DATASET EXTRACT:
::::::::

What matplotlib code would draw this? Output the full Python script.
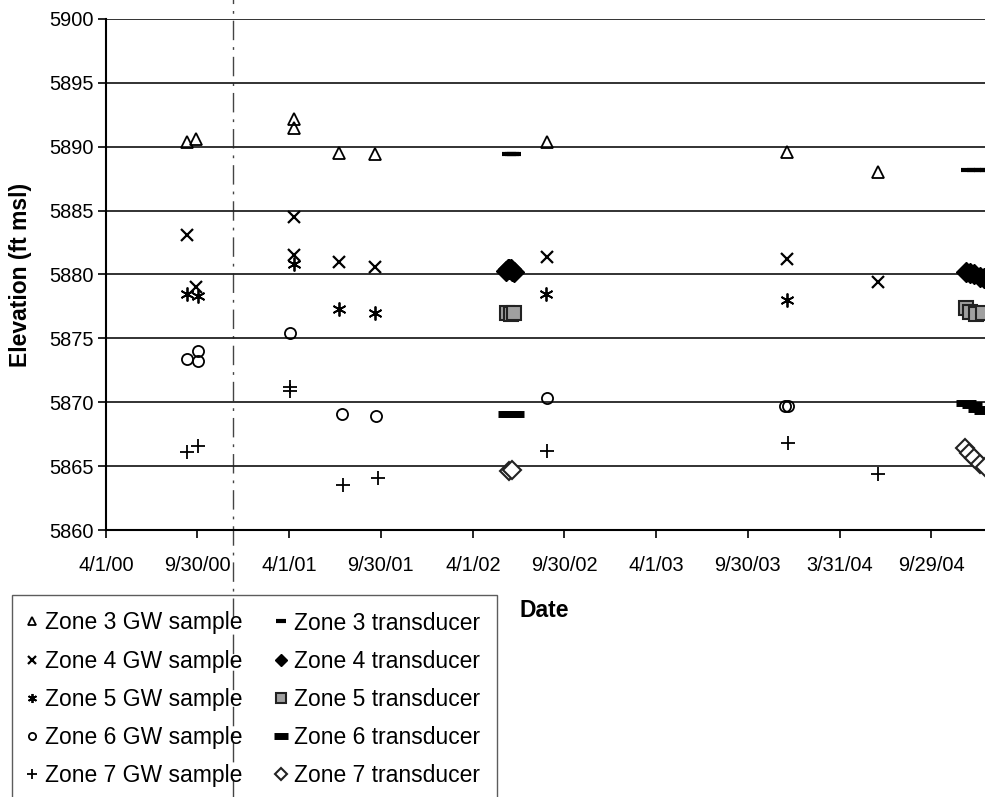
import matplotlib
matplotlib.use("Agg")
import matplotlib.pyplot as plt
from datetime import datetime

plt.rcParams['font.family'] = ['Liberation Sans', 'DejaVu Sans']

# --- data (dates m/d/y, elevation ft msl) ---
z3_gw_dates = ["9/10/00", "9/28/00", "4/11/01", "4/11/01", "7/9/01", "9/18/01",
               "8/26/02", "12/16/03", "6/15/04"]
z3_gw_elev = [5890.4, 5890.6, 5892.2, 5891.5, 5889.5, 5889.4, 5890.4, 5889.6, 5888.0]

z4_gw_dates = ["9/10/00", "9/28/00", "4/11/01", "4/10/01", "7/9/01", "9/18/01",
               "8/26/02", "12/16/03", "6/15/04"]
z4_gw_elev = [5883.1, 5879.0, 5884.5, 5881.5, 5881.0, 5880.6, 5881.4, 5881.2, 5879.4]

z5_gw_dates = ["9/10/00", "10/2/00", "4/10/01", "7/9/01", "9/18/01", "8/25/02", "12/16/03"]
z5_gw_elev = [5878.5, 5878.3, 5880.8, 5877.3, 5877.0, 5878.5, 5878.0]

z6_gw_dates = ["9/10/00", "10/1/00", "10/1/00", "4/2/01", "7/15/01", "9/21/01",
               "8/27/02", "12/14/03", "12/19/03"]
z6_gw_elev = [5873.4, 5874.0, 5873.2, 5875.4, 5869.1, 5868.9, 5870.3, 5869.7, 5869.7]

z7_gw_dates = ["9/10/00", "10/1/00", "4/2/01", "4/2/01", "7/17/01", "9/24/01",
               "8/27/02", "12/18/03", "6/15/04"]
z7_gw_elev = [5866.1, 5866.6, 5871.2, 5870.9, 5863.5, 5864.1, 5866.2, 5866.8, 5864.35]

z3_tr_dates = ["6/12/02", "6/17/02", "6/22/02", "12/12/04", "12/24/04", "1/5/05", "1/17/05"]
z3_tr_elev = [5889.4, 5889.4, 5889.4, 5888.2, 5888.2, 5888.2, 5888.2]

z4_tr_dates = ["6/6/02", "6/9/02", "6/12/02", "6/15/02", "6/18/02", "6/21/02",
               "12/8/04", "12/16/04", "12/24/04", "1/3/05", "1/12/05"]
z4_tr_elev = [5880.3, 5880.4, 5880.45, 5880.4, 5880.3, 5880.2,
              5880.2, 5880.1, 5880.0, 5879.8, 5879.75]

z5_tr_dates = ["6/8/02", "6/15/02", "6/22/02", "12/8/04", "12/16/04", "12/28/04", "1/10/05"]
z5_tr_elev = [5877.0, 5876.9, 5877.0, 5877.4, 5877.1, 5876.9, 5877.0]

z6_tr_dates = ["6/10/02", "6/16/02", "6/22/02", "12/8/04", "12/20/04", "1/1/05", "1/12/05"]
z6_tr_elev = [5869.1, 5869.1, 5869.1, 5869.95, 5869.8, 5869.5, 5869.3]

z7_tr_dates = ["6/11/02", "6/17/02", "12/6/04", "12/14/04", "12/24/04", "1/4/05", "1/14/05"]
z7_tr_elev = [5864.6, 5864.7, 5866.4, 5866.0, 5865.6, 5865.2, 5864.9]

divider_date = "12/10/00"

x_tick_labels = ["4/1/00", "9/30/00", "4/1/01", "9/30/01", "4/1/02", "9/30/02",
                 "4/1/03", "9/30/03", "3/31/04", "9/29/04"]
x_end = "3/30/05"   # axis runs on past the cropped right edge
y_ticks = [5860, 5865, 5870, 5875, 5880, 5885, 5890, 5895, 5900]


def to_dt(strs):
    return [datetime.strptime(s, "%m/%d/%y") for s in strs]


fig = plt.figure(figsize=(9.85, 7.97), dpi=100)
ax = fig.add_axes([0.1076, 0.3350, 0.9307, 0.6412])

gw = dict(linestyle='none', color='black')
ax.plot(to_dt(z3_gw_dates), z3_gw_elev, marker='^', ms=9, mfc='none', mew=1.3,
        label='Zone 3 GW sample', **gw)
ax.plot(to_dt(z4_gw_dates), z4_gw_elev, marker='x', ms=8, mew=1.6,
        label='Zone 4 GW sample', **gw)
ax.plot(to_dt(z5_gw_dates), z5_gw_elev, marker=(6, 2, 0), ms=10, mew=1.3,
        label='Zone 5 GW sample', **gw)
ax.plot(to_dt(z6_gw_dates), z6_gw_elev, marker='o', ms=8, mfc='none', mew=1.3,
        label='Zone 6 GW sample', **gw)
ax.plot(to_dt(z7_gw_dates), z7_gw_elev, marker='+', ms=10, mew=1.3,
        label='Zone 7 GW sample', **gw)

ax.plot(to_dt(z3_tr_dates), z3_tr_elev, marker='_', ms=10, mew=3,
        label='Zone 3 transducer', **gw)
ax.plot(to_dt(z4_tr_dates), z4_tr_elev, marker='D', ms=10, mec='black',
        label='Zone 4 transducer', **gw)
ax.plot(to_dt(z5_tr_dates), z5_tr_elev, marker='s', ms=10, mfc='#a0a0a0', mec='#222222',
        mew=1.5, label='Zone 5 transducer', **gw)
ax.plot(to_dt(z6_tr_dates), z6_tr_elev, marker='_', ms=15, mew=5,
        label='Zone 6 transducer', **gw)
ax.plot(to_dt(z7_tr_dates), z7_tr_elev, marker='D', ms=9, mfc='white', mec='#222222',
        mew=1.5, label='Zone 7 transducer', **gw)

# dash-dot divider running through the whole figure
ax.axvline(to_dt([divider_date])[0], ymin=-0.6, ymax=1.1, clip_on=False,
           color='#444444', lw=1.0, linestyle=(0, (14, 5, 2, 5)), zorder=0)

ax.set_ylim(5860, 5900)
ax.set_yticks(y_ticks)
xt = to_dt(x_tick_labels)
ax.set_xlim(xt[0], to_dt([x_end])[0])
ax.set_xticks(xt)
ax.set_xticklabels(x_tick_labels)

ax.grid(axis='y', color='#222222', lw=1.3)
ax.set_axisbelow(True)
for side in ['top', 'right']:
    ax.spines[side].set_visible(False)
for side in ['left', 'bottom']:
    ax.spines[side].set_linewidth(1.5)
ax.tick_params(axis='both', direction='out', length=6, width=1.2, labelsize=14.4)
ax.tick_params(axis='x', pad=13)
ax.tick_params(axis='y', pad=3)

ax.set_ylabel('Elevation (ft msl)', fontsize=16.5, fontweight='bold')
ax.yaxis.set_label_coords(-0.081, 0.5)
ax.set_xlabel('Date', fontsize=16.5, fontweight='bold')
ax.xaxis.set_label_coords(0.478, -0.135)

leg = ax.legend(ncol=2, loc='upper left', bbox_to_anchor=(11.7 / 985, 1 - 595 / 797),
                bbox_transform=fig.transFigure, fontsize=16.5, frameon=True,
                fancybox=False, edgecolor='#333333', facecolor='none',
                borderaxespad=0, handlelength=0.3, handletextpad=0.45,
                columnspacing=1.5, borderpad=0.72, labelspacing=0.66,
                markerscale=0.65)
leg.get_frame().set_linewidth(1.0)

fig.savefig('out.png', dpi=100)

::::::::

TASK REQUIREMENTS: Without including any pictures, print all of the material exactly as given.

EXPECTED ANSWER:
What matplotlib code would draw this? Output the full Python script.
import matplotlib
matplotlib.use("Agg")
import matplotlib.pyplot as plt
from datetime import datetime

plt.rcParams['font.family'] = ['Liberation Sans', 'DejaVu Sans']

# --- data (dates m/d/y, elevation ft msl) ---
z3_gw_dates = ["9/10/00", "9/28/00", "4/11/01", "4/11/01", "7/9/01", "9/18/01",
               "8/26/02", "12/16/03", "6/15/04"]
z3_gw_elev = [5890.4, 5890.6, 5892.2, 5891.5, 5889.5, 5889.4, 5890.4, 5889.6, 5888.0]

z4_gw_dates = ["9/10/00", "9/28/00", "4/11/01", "4/10/01", "7/9/01", "9/18/01",
               "8/26/02", "12/16/03", "6/15/04"]
z4_gw_elev = [5883.1, 5879.0, 5884.5, 5881.5, 5881.0, 5880.6, 5881.4, 5881.2, 5879.4]

z5_gw_dates = ["9/10/00", "10/2/00", "4/10/01", "7/9/01", "9/18/01", "8/25/02", "12/16/03"]
z5_gw_elev = [5878.5, 5878.3, 5880.8, 5877.3, 5877.0, 5878.5, 5878.0]

z6_gw_dates = ["9/10/00", "10/1/00", "10/1/00", "4/2/01", "7/15/01", "9/21/01",
               "8/27/02", "12/14/03", "12/19/03"]
z6_gw_elev = [5873.4, 5874.0, 5873.2, 5875.4, 5869.1, 5868.9, 5870.3, 5869.7, 5869.7]

z7_gw_dates = ["9/10/00", "10/1/00", "4/2/01", "4/2/01", "7/17/01", "9/24/01",
               "8/27/02", "12/18/03", "6/15/04"]
z7_gw_elev = [5866.1, 5866.6, 5871.2, 5870.9, 5863.5, 5864.1, 5866.2, 5866.8, 5864.35]

z3_tr_dates = ["6/12/02", "6/17/02", "6/22/02", "12/12/04", "12/24/04", "1/5/05", "1/17/05"]
z3_tr_elev = [5889.4, 5889.4, 5889.4, 5888.2, 5888.2, 5888.2, 5888.2]

z4_tr_dates = ["6/6/02", "6/9/02", "6/12/02", "6/15/02", "6/18/02", "6/21/02",
               "12/8/04", "12/16/04", "12/24/04", "1/3/05", "1/12/05"]
z4_tr_elev = [5880.3, 5880.4, 5880.45, 5880.4, 5880.3, 5880.2,
              5880.2, 5880.1, 5880.0, 5879.8, 5879.75]

z5_tr_dates = ["6/8/02", "6/15/02", "6/22/02", "12/8/04", "12/16/04", "12/28/04", "1/10/05"]
z5_tr_elev = [5877.0, 5876.9, 5877.0, 5877.4, 5877.1, 5876.9, 5877.0]

z6_tr_dates = ["6/10/02", "6/16/02", "6/22/02", "12/8/04", "12/20/04", "1/1/05", "1/12/05"]
z6_tr_elev = [5869.1, 5869.1, 5869.1, 5869.95, 5869.8, 5869.5, 5869.3]

z7_tr_dates = ["6/11/02", "6/17/02", "12/6/04", "12/14/04", "12/24/04", "1/4/05", "1/14/05"]
z7_tr_elev = [5864.6, 5864.7, 5866.4, 5866.0, 5865.6, 5865.2, 5864.9]

divider_date = "12/10/00"

x_tick_labels = ["4/1/00", "9/30/00", "4/1/01", "9/30/01", "4/1/02", "9/30/02",
                 "4/1/03", "9/30/03", "3/31/04", "9/29/04"]
x_end = "3/30/05"   # axis runs on past the cropped right edge
y_ticks = [5860, 5865, 5870, 5875, 5880, 5885, 5890, 5895, 5900]


def to_dt(strs):
    return [datetime.strptime(s, "%m/%d/%y") for s in strs]


fig = plt.figure(figsize=(9.85, 7.97), dpi=100)
ax = fig.add_axes([0.1076, 0.3350, 0.9307, 0.6412])

gw = dict(linestyle='none', color='black')
ax.plot(to_dt(z3_gw_dates), z3_gw_elev, marker='^', ms=9, mfc='none', mew=1.3,
        label='Zone 3 GW sample', **gw)
ax.plot(to_dt(z4_gw_dates), z4_gw_elev, marker='x', ms=8, mew=1.6,
        label='Zone 4 GW sample', **gw)
ax.plot(to_dt(z5_gw_dates), z5_gw_elev, marker=(6, 2, 0), ms=10, mew=1.3,
        label='Zone 5 GW sample', **gw)
ax.plot(to_dt(z6_gw_dates), z6_gw_elev, marker='o', ms=8, mfc='none', mew=1.3,
        label='Zone 6 GW sample', **gw)
ax.plot(to_dt(z7_gw_dates), z7_gw_elev, marker='+', ms=10, mew=1.3,
        label='Zone 7 GW sample', **gw)

ax.plot(to_dt(z3_tr_dates), z3_tr_elev, marker='_', ms=10, mew=3,
        label='Zone 3 transducer', **gw)
ax.plot(to_dt(z4_tr_dates), z4_tr_elev, marker='D', ms=10, mec='black',
        label='Zone 4 transducer', **gw)
ax.plot(to_dt(z5_tr_dates), z5_tr_elev, marker='s', ms=10, mfc='#a0a0a0', mec='#222222',
        mew=1.5, label='Zone 5 transducer', **gw)
ax.plot(to_dt(z6_tr_dates), z6_tr_elev, marker='_', ms=15, mew=5,
        label='Zone 6 transducer', **gw)
ax.plot(to_dt(z7_tr_dates), z7_tr_elev, marker='D', ms=9, mfc='white', mec='#222222',
        mew=1.5, label='Zone 7 transducer', **gw)

# dash-dot divider running through the whole figure
ax.axvline(to_dt([divider_date])[0], ymin=-0.6, ymax=1.1, clip_on=False,
           color='#444444', lw=1.0, linestyle=(0, (14, 5, 2, 5)), zorder=0)

ax.set_ylim(5860, 5900)
ax.set_yticks(y_ticks)
xt = to_dt(x_tick_labels)
ax.set_xlim(xt[0], to_dt([x_end])[0])
ax.set_xticks(xt)
ax.set_xticklabels(x_tick_labels)

ax.grid(axis='y', color='#222222', lw=1.3)
ax.set_axisbelow(True)
for side in ['top', 'right']:
    ax.spines[side].set_visible(False)
for side in ['left', 'bottom']:
    ax.spines[side].set_linewidth(1.5)
ax.tick_params(axis='both', direction='out', length=6, width=1.2, labelsize=14.4)
ax.tick_params(axis='x', pad=13)
ax.tick_params(axis='y', pad=3)

ax.set_ylabel('Elevation (ft msl)', fontsize=16.5, fontweight='bold')
ax.yaxis.set_label_coords(-0.081, 0.5)
ax.set_xlabel('Date', fontsize=16.5, fontweight='bold')
ax.xaxis.set_label_coords(0.478, -0.135)

leg = ax.legend(ncol=2, loc='upper left', bbox_to_anchor=(11.7 / 985, 1 - 595 / 797),
                bbox_transform=fig.transFigure, fontsize=16.5, frameon=True,
                fancybox=False, edgecolor='#333333', facecolor='none',
                borderaxespad=0, handlelength=0.3, handletextpad=0.45,
                columnspacing=1.5, borderpad=0.72, labelspacing=0.66,
                markerscale=0.65)
leg.get_frame().set_linewidth(1.0)

fig.savefig('out.png', dpi=100)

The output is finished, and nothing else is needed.